Requirements
Copy out the data exactly, leaving the pictures behind.

== Data ==

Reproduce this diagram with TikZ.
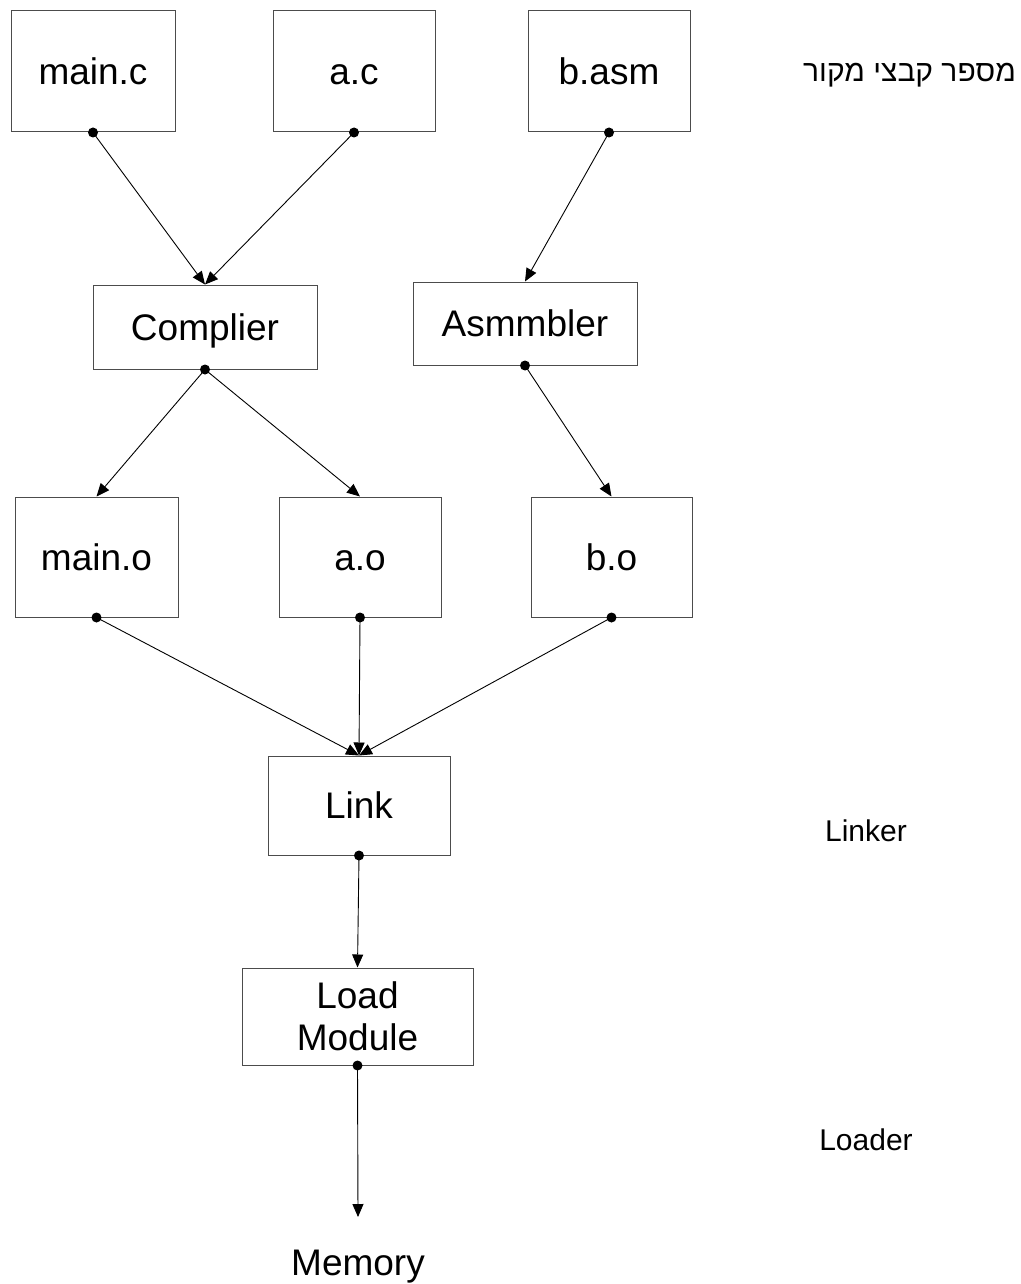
\documentclass[tikz,border=0pt]{standalone}
\usepackage{fontspec}
\setmainfont{Liberation Sans}
\newfontfamily\hebfont[Script=Hebrew]{Liberation Sans}
\TeXXeTstate=1
\usetikzlibrary{arrows.meta}

\begin{document}
\begin{tikzpicture}[x=1pt,y=-1pt,
  box/.style={draw=black!70, line width=1pt, inner sep=0pt, align=center,
    font=\fontsize{37}{42}\selectfont, text height=26pt, text depth=0pt},
  conn/.style={draw=black, line width=0.9pt, -{Triangle[length=13pt,width=11pt]}},
  dot/.style={fill=black},
  lbl/.style={inner sep=0pt, font=\fontsize{30}{36}\selectfont, anchor=base},
  biglbl/.style={inner sep=0pt, font=\fontsize{37}{42}\selectfont, anchor=base}
]
\useasboundingbox (0,0) rectangle (1020,1284);

% source files
\node[box, minimum width=164pt, minimum height=121pt] (mainc) at (93,71.5) {main.c};
\node[box, minimum width=162pt, minimum height=121pt] (ac)    at (354,71.5) {a.c};
\node[box, minimum width=162pt, minimum height=121pt] (basm)  at (609,71.5) {b.asm};

% translators
\node[box, minimum width=224pt, minimum height=84pt] (comp) at (205,327) {Complier};
\node[box, minimum width=224pt, minimum height=83pt] (asm)  at (525,323.5) {Asmmbler};

% object files
\node[box, minimum width=163pt, minimum height=120pt] (maino) at (96.5,557) {main.o};
\node[box, minimum width=162pt, minimum height=120pt] (ao)    at (360,557) {a.o};
\node[box, minimum width=161pt, minimum height=120pt] (bo)    at (611.5,557) {b.o};

% link and load
\node[box, minimum width=182pt, minimum height=99pt] (link) at (359,805.5) {Link};
\node[box, minimum width=231pt, minimum height=97pt, text height=, text depth=] (load) at (357.5,1016.5) {Load\\Module};

\coordinate (memtip) at (358,1217);
\node[biglbl] (mem) at (358,1275) {Memory};

% side labels
\node[lbl, anchor=base east] (heb) at (1016,82) {\hebfont\beginR מספר קבצי מקור\endR};
\node[lbl] (linker) at (866,841) {Linker};
\node[lbl] (loader) at (866,1150) {Loader};

% connectors
\draw[conn] (mainc.south) -- (comp.north);
\draw[conn] (ac.south) -- (comp.north);
\draw[conn] (basm.south) -- (asm.north);
\draw[conn] (comp.south) -- (maino.north);
\draw[conn] (comp.south) -- (ao.north);
\draw[conn] (asm.south) -- (bo.north);
\draw[conn] (maino.south) -- (link.north);
\draw[conn] (ao.south) -- (link.north);
\draw[conn] (bo.south) -- (link.north);
\draw[conn] (link.south) -- (load.north);
\draw[conn] (load.south) -- (memtip);

% start dots
\foreach \n in {mainc,ac,basm,comp,asm,maino,ao,bo,link,load}
  \fill[dot] (\n.south) circle (5pt);
\end{tikzpicture}
\end{document}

===

Exercise result
Reproduce this diagram with TikZ.
\documentclass[tikz,border=0pt]{standalone}
\usepackage{fontspec}
\setmainfont{Liberation Sans}
\newfontfamily\hebfont[Script=Hebrew]{Liberation Sans}
\TeXXeTstate=1
\usetikzlibrary{arrows.meta}

\begin{document}
\begin{tikzpicture}[x=1pt,y=-1pt,
  box/.style={draw=black!70, line width=1pt, inner sep=0pt, align=center,
    font=\fontsize{37}{42}\selectfont, text height=26pt, text depth=0pt},
  conn/.style={draw=black, line width=0.9pt, -{Triangle[length=13pt,width=11pt]}},
  dot/.style={fill=black},
  lbl/.style={inner sep=0pt, font=\fontsize{30}{36}\selectfont, anchor=base},
  biglbl/.style={inner sep=0pt, font=\fontsize{37}{42}\selectfont, anchor=base}
]
\useasboundingbox (0,0) rectangle (1020,1284);

% source files
\node[box, minimum width=164pt, minimum height=121pt] (mainc) at (93,71.5) {main.c};
\node[box, minimum width=162pt, minimum height=121pt] (ac)    at (354,71.5) {a.c};
\node[box, minimum width=162pt, minimum height=121pt] (basm)  at (609,71.5) {b.asm};

% translators
\node[box, minimum width=224pt, minimum height=84pt] (comp) at (205,327) {Complier};
\node[box, minimum width=224pt, minimum height=83pt] (asm)  at (525,323.5) {Asmmbler};

% object files
\node[box, minimum width=163pt, minimum height=120pt] (maino) at (96.5,557) {main.o};
\node[box, minimum width=162pt, minimum height=120pt] (ao)    at (360,557) {a.o};
\node[box, minimum width=161pt, minimum height=120pt] (bo)    at (611.5,557) {b.o};

% link and load
\node[box, minimum width=182pt, minimum height=99pt] (link) at (359,805.5) {Link};
\node[box, minimum width=231pt, minimum height=97pt, text height=, text depth=] (load) at (357.5,1016.5) {Load\\Module};

\coordinate (memtip) at (358,1217);
\node[biglbl] (mem) at (358,1275) {Memory};

% side labels
\node[lbl, anchor=base east] (heb) at (1016,82) {\hebfont\beginR מספר קבצי מקור\endR};
\node[lbl] (linker) at (866,841) {Linker};
\node[lbl] (loader) at (866,1150) {Loader};

% connectors
\draw[conn] (mainc.south) -- (comp.north);
\draw[conn] (ac.south) -- (comp.north);
\draw[conn] (basm.south) -- (asm.north);
\draw[conn] (comp.south) -- (maino.north);
\draw[conn] (comp.south) -- (ao.north);
\draw[conn] (asm.south) -- (bo.north);
\draw[conn] (maino.south) -- (link.north);
\draw[conn] (ao.south) -- (link.north);
\draw[conn] (bo.south) -- (link.north);
\draw[conn] (link.south) -- (load.north);
\draw[conn] (load.south) -- (memtip);

% start dots
\foreach \n in {mainc,ac,basm,comp,asm,maino,ao,bo,link,load}
  \fill[dot] (\n.south) circle (5pt);
\end{tikzpicture}
\end{document}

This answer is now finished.